The heat radiation from the front surface of the envelope is not directed into the cone from the paraboloidal reflector. Rather, it should be treated as a small Lambertian source 40 cm or so from the target. You may use the Stefan-Boltzmann law to estimate the radiance of the surface.
Finally, I simply could not understand the discussion of the Planck curves, particularly where he appears to be adding curves at different temperatures. Or something. I think he claimed in the comments that he had not done so, but I do not have the patience of Mr. Quokka, and my head was spinning by the time I got that far.
OK, now let us get to the point. Mr. MacLeod criticizes a lecture from the University of Washington. The lecture is completely correct. If you think it is wrong, then you are denying the existence of the greenhouse effect – not anthropogenic global warming, but the greenhouse effect as such. Mr. MacLeod evidently thinks that his crude experiment has demonstrated that the greenhouse effect, which warms our planet by several tens of kelvins, does not exist.

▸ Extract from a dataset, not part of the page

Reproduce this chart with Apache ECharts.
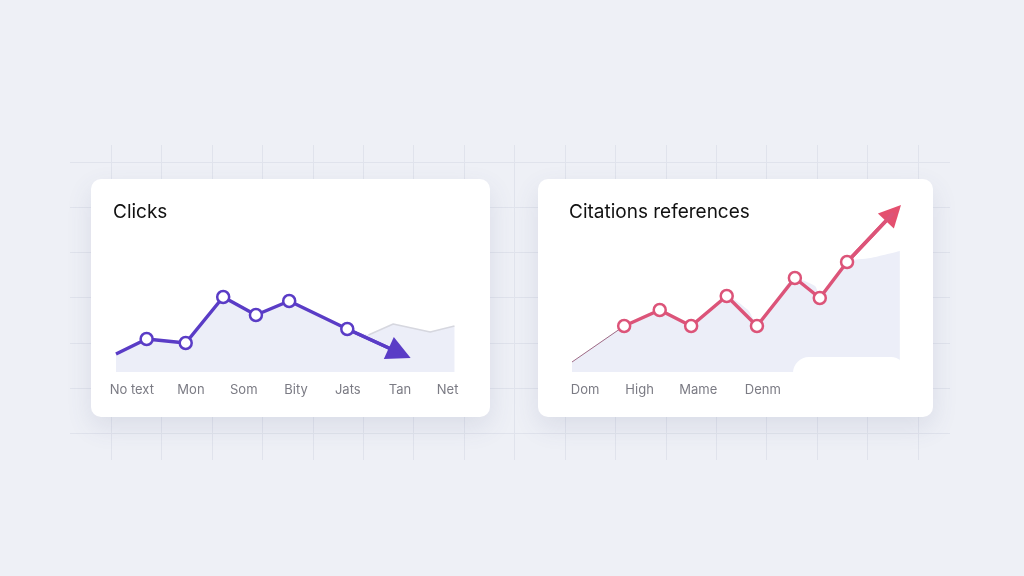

Two comments: First, if his target is the greenhouse effect, then he has performed the wrong experiment. The correct experiment would have been to cover the tape with a piece of glass or plastic which transmits the radiation from the lamp and absorbs the thermal radiation from the tape. That experiment would be somewhat difficult, in that you would have to account for reduced convection loss due to the cover, but in principle it is the right experiment. (Incidentally, the main effect in a real greenhouse is reduced convection, but radiation trapping still plays a part.)
More importantly, though, the greenhouse effect is settled science. If I had done a crude experiment in a field in which I am not trained, and if that experiment yielded a result that disputed something that everyone else knows, I hope that I would be smart enough to recognize that something was wrong with my experiment or my reasoning, and not with the science.
Acknowledgment. Many thanks to Mr. Quokka for iterating with me a couple of times before this article went to press.